A Wonderful World did not make clear Armstrong’s tremendous importance as an artist. He was the first major soloist in jazz history. No musician in jazz history ever exerted a greater influence than Armstrong. (As one of his sideman put it, as quoted in one of my jazz books, “Armstrong was the fountainhead.”) The musical concepts he developed in the 1920s and early ’30s influenced countless musicians; everybody began trying to swing music the way he did. As both an instrumentalist and a vocalist, he profoundly influenced the direction that music took. Ellington’s composition “It Don’t Mean a Thing If It Ain’t Got that Swing” was built upon the musical foundation Armstrong laid down; it would not have existed without Armstrong.

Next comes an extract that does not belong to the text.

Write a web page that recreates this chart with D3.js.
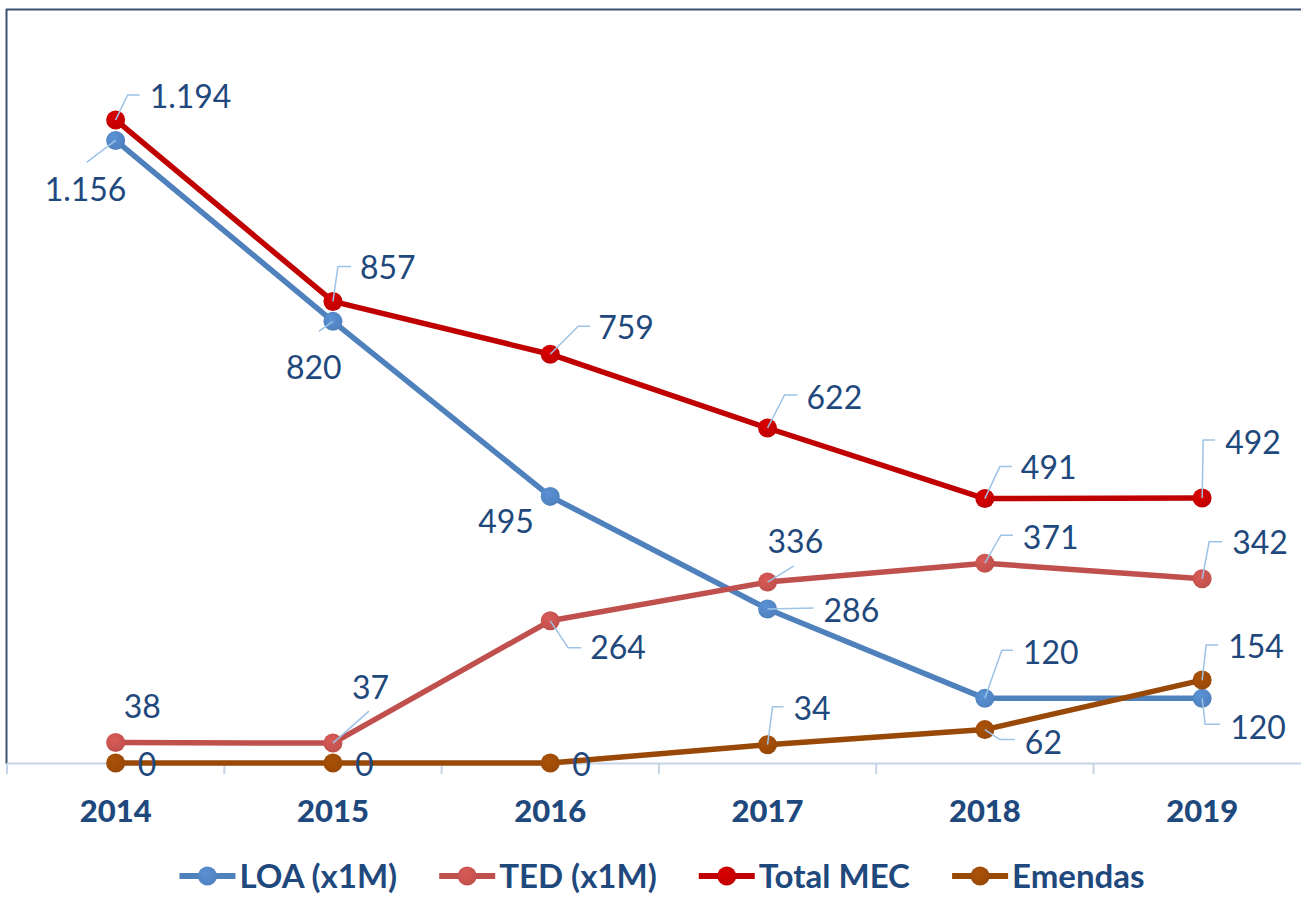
<!DOCTYPE html>
<html>
<head>
<meta charset="utf-8">
<script src="https://cdn.jsdelivr.net/npm/d3@7"></script>
<style>
  html, body { margin: 0; padding: 0; background: #fff; }
  svg { display: block; }
</style>
</head>
<body>
<div id="chart"></div>
<script>
// Data
const years = ["2014", "2015", "2016", "2017", "2018", "2019"];
const loa = [1156, 820, 495, 286, 120, 120];
const ted = [38, 37, 264, 336, 371, 342];
const totalMec = [1194, 857, 759, 622, 491, 492];
const emendas = [0, 0, 0, 34, 62, 154];

const series = [
    { name: "LOA (x1M)", values: loa, color: "#4f81bd" },
    { name: "TED (x1M)", values: ted, color: "#c0504d" },
    { name: "Total MEC", values: totalMec, color: "#c00000" },
    { name: "Emendas", values: emendas, color: "#984807" }
];

// label placement relative to each point: [dx, dy, leader elbows]
const labelPlace = {
    "LOA (x1M)": [[-71, 49, [[-29, 22]]], [-47, 46, [[-14, 10]]], [-72, 25, null],
                  [56, 2, [[46, -1]]], [38, -46, [[17, -48], [28, -48]]], [28, 29, [[3, 26], [18, 26]]]],
    "TED (x1M)": [[8, -36, null], [19, -56, [[36, -32]]], [40, 27, [[18, 27], [31, 27]]],
                  [0, -41, [[26, -16]]], [38, -26, [[16, -28], [28, -28]]], [30, -36, [[7, -37], [20, -37]]]],
    "Total MEC": [[34, -23, [[12, -25], [24, -25]]], [27, -34, [[5, -35], [18, -35]]], [48, -27, [[28, -28], [40, -28]]],
                  [39, -31, [[17, -33], [30, -33]]], [36, -31, [[15, -32], [27, -32]]], [23, -56, [[1, -58], [13, -58]]]],
    "Emendas":   [[22, 1, null], [22, 1, null], [22, 1, null],
                  [26, -36, [[5, -38], [16, -38]]], [40, 13, [[15, 10], [30, 10]]], [26, -34, [[4, -35], [16, -35]]]]
};

const W = 1301, H = 897;
const textColor = "#1f497d";
const font = "Lato, 'Open Sans', sans-serif";

const svg = d3.select("#chart").append("svg")
    .attr("width", W)
    .attr("height", H);

const defs = svg.append("defs");
series.forEach((s, i) => {
    const g = defs.append("radialGradient")
        .attr("id", "mk" + i)
        .attr("cx", "40%").attr("cy", "35%").attr("r", "65%");
    g.append("stop").attr("offset", "0%").attr("stop-color", d3.color(s.color).brighter(0.35));
    g.append("stop").attr("offset", "100%").attr("stop-color", s.color);
});

// scales
const x = d3.scaleBand()
    .domain(years)
    .range([7, 7 + 6 * 217.3])
    .padding(0);
const cx = d => x(d) + x.bandwidth() / 2;

const y = d3.scaleLinear()
    .domain([0, 1400])
    .range([763, 9]);

// frame (top and left border)
svg.append("line")
    .attr("x1", 6).attr("x2", W)
    .attr("y1", 9.5).attr("y2", 9.5)
    .attr("stroke", "#3b5272").attr("stroke-width", 2);
svg.append("line")
    .attr("x1", 6.5).attr("x2", 6.5)
    .attr("y1", 9).attr("y2", 764)
    .attr("stroke", "#3b5272").attr("stroke-width", 2);

// x axis
const xAxis = svg.append("g")
    .attr("transform", `translate(0,${y(0)})`)
    .call(d3.axisBottom(x).tickSize(0).tickPadding(37));
xAxis.select(".domain")
    .attr("stroke", "#c6d4e8").attr("stroke-width", 2);
xAxis.selectAll("text")
    .attr("font-family", font)
    .attr("font-weight", 900)
    .attr("font-size", 31)
    .attr("fill", textColor)
    .attr("dy", "0.71em");
// tick marks at category boundaries
const bounds = years.map(d => x(d)).concat([x(years[years.length - 1]) + x.bandwidth()]);
xAxis.selectAll(".bound")
    .data(bounds)
    .enter().append("line")
    .attr("class", "bound")
    .attr("x1", d => d).attr("x2", d => d)
    .attr("y1", 0).attr("y2", 11)
    .attr("stroke", "#c6d4e8").attr("stroke-width", 2);

// lines
const line = d3.line()
    .x((d, i) => cx(years[i]))
    .y(d => y(d));

const sg = svg.selectAll(".series")
    .data(series)
    .enter().append("g")
    .attr("class", "series");

sg.append("path")
    .attr("d", d => line(d.values))
    .attr("fill", "none")
    .attr("stroke", d => d.color)
    .attr("stroke-width", 5.5)
    .attr("stroke-linejoin", "round");

sg.each(function (s, si) {
    d3.select(this).selectAll("circle")
        .data(s.values)
        .enter().append("circle")
        .attr("cx", (d, i) => cx(years[i]))
        .attr("cy", d => y(d))
        .attr("r", 9.5)
        .attr("fill", `url(#mk${si})`);
});

// data labels
const fmt = d3.formatLocale({ decimal: ",", thousands: ".", grouping: [3], currency: ["", ""] }).format(",d");
const labelSize = 32;

series.forEach(s => {
    const g = svg.append("g");
    s.values.forEach((v, i) => {
        const px = cx(years[i]), py = y(v);
        const [dx, dy, leader] = labelPlace[s.name][i];
        if (leader) {
            const pts = [[px, py]].concat(leader.map(p => [px + p[0], py + p[1]]));
            g.append("path")
                .attr("d", d3.line()(pts))
                .attr("fill", "none")
                .attr("stroke", "#9dc3e6")
                .attr("stroke-width", 1.5);
        }
        g.append("text")
            .attr("x", px + dx)
            .attr("y", py + dy + labelSize * 0.36)
            .attr("font-family", font)
            .attr("font-size", labelSize)
            .attr("fill", textColor)
            .text(fmt(v));
    });
});

// legend
const legendSize = 33;
const legend = svg.append("g").attr("transform", "translate(0,876)");
const items = legend.selectAll(".item")
    .data(series)
    .enter().append("g")
    .attr("class", "item");

items.append("line")
    .attr("x1", 0).attr("x2", 56)
    .attr("stroke", d => d.color)
    .attr("stroke-width", 6);
items.append("circle")
    .attr("cx", 28).attr("r", 9.5)
    .attr("fill", (d, i) => `url(#mk${i})`);
items.append("text")
    .attr("x", 60)
    .attr("y", legendSize * 0.36)
    .attr("font-family", font)
    .attr("font-weight", "bold")
    .attr("font-size", legendSize)
    .attr("fill", textColor)
    .text(d => d.name);

const widths = [];
items.each(function () { widths.push(this.getBBox().width); });
const gap = 42;
const total = d3.sum(widths) + gap * (widths.length - 1);
let pos = 662 - total / 2;
items.attr("transform", (d, i) => {
    const t = `translate(${pos},0)`;
    pos += widths[i] + gap;
    return t;
});
</script>
</body>
</html>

I don’t expect a terrific playwright like Squire, to necessarily be an expert in jazz history. Nor do I expect that of this show’s director, Christopher Renshaw; co-directors James Monroe Iglehart and Christina Sajous; or dramaturg Faye Price. Nor do I expect it of choreographer Rickey Tripp, associate choreographer Aurelia Michael, or tap choreographer Dewitt Fleming Jr., all of whom did excellent work. They’ve created an entertaining, informative show that anyone could enjoy, and it’s warmly recommended. But the show would be stronger and truer to history if some of its flaws could be addressed. I hope the show will have a great future life—in New York, on tour, and regionally. This could be the basis for a great film musical too, and Lord knows, Armstrong is deserving of one. Adding an expert on Armstrong and jazz history to the mix could make a good show even greater.